Medicago sativa is suspected to be native to south-central Asia. With a long history of cultivation spanning millennia, its precise origin is uncertain. The primary purpose for cultivation, both now and when it was first domesticated, is for livestock. It has many advantages, including: highest yields per hectare, high nutritional quality, drought-resistance, nitrogen fixation, a long life-time (usually between 4 and 20 years), and a tolerance to being cut back multiple times in a year. Partly because of these properties, it was the most cultivated forage legume in the world (at least in the early 2000s).

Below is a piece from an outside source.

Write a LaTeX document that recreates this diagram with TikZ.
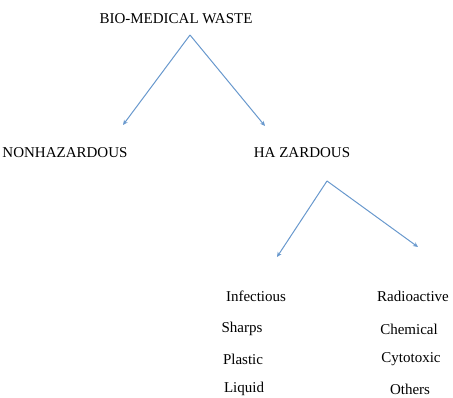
\documentclass[tikz,border=0pt]{standalone}
\usepackage{fontspec}
\setmainfont{Liberation Serif}
\usetikzlibrary{arrows.meta, positioning}
\definecolor{arrowblue}{RGB}{104,152,205}
\tikzset{every node/.style={font=\fontsize{15}{18}\selectfont, inner sep=0pt},
  link/.style={draw=arrowblue, line width=1pt, -{Stealth[length=5pt,width=4.5pt]}}}

\begin{document}
\begin{tikzpicture}[x=1pt,y=1pt,node distance=30pt]
    \useasboundingbox (0,0) rectangle (453,398);
    \node (bmw) at (176,379) {BIO-MEDICAL WASTE};
    \node (nonhaz) at (65,245) {NONHAZARDOUS};
    \node (haz) at (302,245) {HA ZARDOUS};
    \coordinate (v1) at (190,363);
    \coordinate (e1) at (123,273);
    \coordinate (e2) at (265,272);
    \coordinate (v2) at (327,217);
    \coordinate (e3) at (277,141);
    \coordinate (e4) at (418,151);
    % left list
    \node (inf) at (256,102) {Infectious};
    \node[below of=inf, xshift=-14pt, node distance=33pt] (sharps) {Sharps};
    \node[below of=sharps, xshift=1pt] (plastic) {Plastic};
    \node[below of=plastic, xshift=1pt] (liquid) {Liquid};
    % right list
    \node (radio) at (413,102) {Radioactive};
    \node[below of=radio, xshift=-4pt, node distance=33pt] (chem) {Chemical};
    \node[below of=chem, xshift=2pt] (cyto) {Cytotoxic};
    \node[below of=cyto, xshift=-1pt] (others) {Others};
    \draw[link] (v1) -- (e1);
    \draw[link] (v1) -- (e2);
    \draw[link] (v2) -- (e3);
    \draw[link] (v2) -- (e4);
\end{tikzpicture}
\end{document}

More on production and use of alfalfa, via Wikipedia:
Alfalfa is widely grown throughout the world as forage for cattle, and is most often harvested as hay, but can also be made into silage, grazed, or fed as greenchop. Alfalfa usually has the highest feeding value of all common hay crops. It is used less frequently as pasture…Its primary use is as feed for high-producing dairy cows, because of its high protein content and highly digestible fiber, and secondarily for beef cattle, horses, sheep, and goats. Alfalfa hay is a widely used protein and fiber source for meat rabbits. In poultry diets, dehydrated alfalfa and alfalfa leaf concentrates are used for pigmenting eggs and meat, because of their high content in carotenoids, which are efficient for colouring egg yolk and body lipids. Humans also eat alfalfa sprouts in salads and sandwiches…Fresh alfalfa can cause bloating in livestock, so care must be taken with livestock grazing on alfalfa because of this hazard.
Pollinator.ca has a excellent write-up on the pollinators of Medicago sativa; in short, alfalfa leafcutter bees and wild bees are excellent, but honeybees are only adequate (apparently they do not like getting hit in the head by the floral parts when tripping the pollination mechanism).